The Polar Museum: news blog

Polar Book Group: Miss Smilla’s Feeling for Snow

Smilla

 

 

 

 

 

A little while ago, our Curator, Charlotte, asked for suggestions for Polar-themed reading. The response was both enthusiastic and eclectic, and covered everything from fiction to science, and from cultural history to biographies.

This has inspired some of us to write about some favourite Polar books, and we’ll be posting about them here over the next few months – our own Polar book group! The first post comes from the SPRI Librarian, Peter Lund, and is about a novel that he first read over 20 years ago: Miss Smilla’s Feeling for Snow.

If you would like to contribute a blog post or review about your favourite Polar book, please e-mail us at museum@spri.cam.ac.uk – we’d love to see them!

 

It was, I think, December 1993 when I walked into Waterstone’s in Newcastle-Upon-Tyne and first picked up Peter Høeg’s Miss Smilla’s Feeling for Snow.  Forever settling down to read it in the midst of Christmas family get-togethers intrigued my family and friends – what makes this novel so compelling?

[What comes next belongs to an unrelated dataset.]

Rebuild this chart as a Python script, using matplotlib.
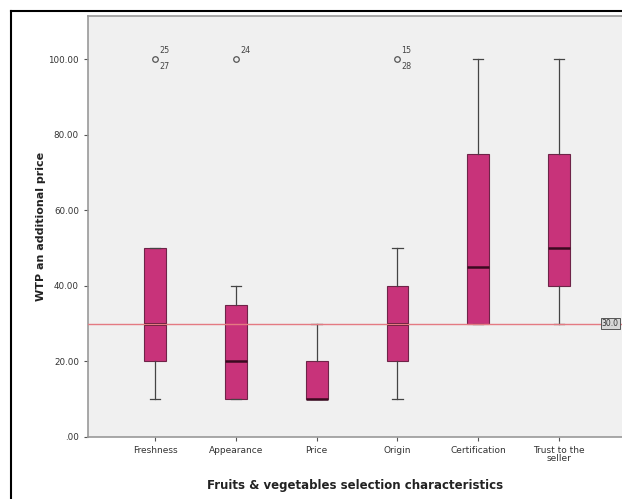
import matplotlib
matplotlib.use("Agg")
import matplotlib.pyplot as plt
from matplotlib.lines import Line2D

categories = ["Freshness", "Appearance", "Price", "Origin", "Certification", "Trust to the\nseller"]
whislo = [10, 10, 10, 10, 30, 30]
q1 = [20, 10, 10, 20, 30, 40]
med = [30, 20, 10, 30, 45, 50]
q3 = [50, 35, 20, 40, 75, 75]
whishi = [50, 40, 30, 50, 100, 100]
fliers = [[100], [100], [], [100], [], []]
flier_labels = [("25", "27"), ("24", None), None, ("15", "28"), None, None]
ref_value = 30.0
yticks = [0, 20, 40, 60, 80, 100]
ytick_labels = [".00", "20.00", "40.00", "60.00", "80.00", "100.00"]

fig = plt.figure(figsize=(6.22, 4.99), dpi=100)
ax = fig.add_axes([88/622, 1-437/499, 1-88/622, (437-16)/499])
ax.set_facecolor("#F0F0F0")

stats = []
for i in range(len(categories)):
    stats.append(dict(whislo=whislo[i], q1=q1[i], med=med[i], q3=q3[i],
                      whishi=whishi[i], fliers=fliers[i], label=categories[i]))

ax.bxp(stats, positions=range(len(categories)), widths=0.27, patch_artist=True,
       showfliers=True,
       boxprops=dict(facecolor="#C8337A", edgecolor="#6E2448", lw=0.8),
       medianprops=dict(color="#3A0A20", lw=1.8),
       whiskerprops=dict(color="#444444", lw=0.9),
       capprops=dict(color="#444444", lw=0.9),
       capwidths=0.13,
       flierprops=dict(marker="o", markersize=4, markerfacecolor="none",
                       markeredgecolor="#555555", markeredgewidth=0.9),
       zorder=2)

ax.axhline(ref_value, color="#E47A82", lw=1.0, zorder=4)

for i, labs in enumerate(flier_labels):
    if labs is None:
        continue
    top, bot = labs
    ax.annotate(top, (i, fliers[i][0]), xytext=(3, 3), textcoords="offset points",
                fontsize=5.8, color="#444444", ha="left", va="bottom")
    if bot:
        ax.annotate(bot, (i, fliers[i][0]), xytext=(3, -2), textcoords="offset points",
                    fontsize=5.8, color="#444444", ha="left", va="top")

ax.text(5.74, ref_value, "30.0", fontsize=5.5, color="#333333", va="center", ha="right",
        bbox=dict(boxstyle="square,pad=0.15", facecolor="#D8D8D8", edgecolor="#555555", lw=0.7),
        zorder=5, clip_on=False)

ax.set_xlim(-0.83, 5.78)
ax.set_ylim(0, 111.4)
ax.set_yticks(yticks)
ax.set_yticklabels(ytick_labels)
ax.set_xticks(range(len(categories)))
ax.set_xticklabels(categories, linespacing=0.9)
ax.tick_params(axis="both", colors="#555555", length=3, width=0.8, labelcolor="#333333")
ax.tick_params(axis="x", labelsize=6.5)
ax.tick_params(axis="y", labelsize=6.3)
for s in ["left", "bottom", "top"]:
    ax.spines[s].set_color("#999999")
    ax.spines[s].set_linewidth(1.2)
ax.spines["right"].set_visible(False)

ax.set_ylabel("WTP an additional price", fontsize=8, fontweight="bold", color="#222222", labelpad=2)
ax.set_xlabel("Fruits & vegetables selection characteristics", fontsize=8.5,
              fontweight="bold", color="#222222", labelpad=11)

fig.add_artist(Line2D([11/622, 11/622], [0, 1-11/499], transform=fig.transFigure, color="black", lw=1.5))
fig.add_artist(Line2D([11/622, 1], [1-11/499, 1-11/499], transform=fig.transFigure, color="black", lw=1.5))

fig.savefig("out.png", dpi=100)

You get the chilling sense of atmosphere as well as a hint of Smilla’s displacement from Greenland from the opening lines:

“IT IS FREEZING, an extraordinary -180C, and it’s snowing, and in the language that is no longer mine, the snow is qanik – big, almost weightless crystals falling in stacks and covering the ground with a layer of pulverized white frost.”

Touch the language, breathe the description, then meet the bloody-minded, committed heroine, Smilla Jaspersen who engages you with her grit, panache and a style which is all her own. In the book’s first City-set section we are quickly drawn into her isolated existence, a Greenlander adrift in Copenhagen. The mystery of the death of Isaiah, a boy she befriended, son of her neighbour in her block of apartments is unveiled. We understand her need to investigate his seemingly accidental death, and her distrust of the authorities. During subsequent locations at Sea and on the Ice the mystery is cleverly developed, creating a masterpiece and the novel succeeds handsomely as a thriller.

Julia Ormond as Miss Smilla in the 1997 film adaptation Smilla's Sense of Snow.

Julia Ormond as Miss Smilla in the 1997 film adaptation Smilla’s Sense of Snow.

But what brings me to re-read Miss Smilla’s Feeling for Snow is much more than Nordic noir. I loved reliving the evocative description of place – be it Copenhagen at night, the base at Thule in Greenland or the glacial sense of ice and snow. I delighted in the many incidental scenes – how Smilla recognises a Volvo car shadowing her, her penchant for reading Euclid’s Elements to Isaiah, falling in love, her latent expertise in the physics of snow and ice. There’s the author’s casual, yet confident, grasp of technical details; Smilla doesn’t recognise any old rope, it’s:  “8mm Kernmantle double rope in bright alpine safety colours – a friend from the ice cap”.   Then there are the ironic throwaway lines at the end of some chapters bringing a sharp sense of humour. There’s so much to delight in reading and re-reading Miss Smilla’s Feeling for Snow.

In North Greenland distances are measured in siniks, by ‘sleeps’, the number of nights that a journey requires. It’s been many siniks since I first read Miss Smilla’s Feeling for Snow: it’s been wonderful to rediscover this novel in the Scott Polar Research Institute Library.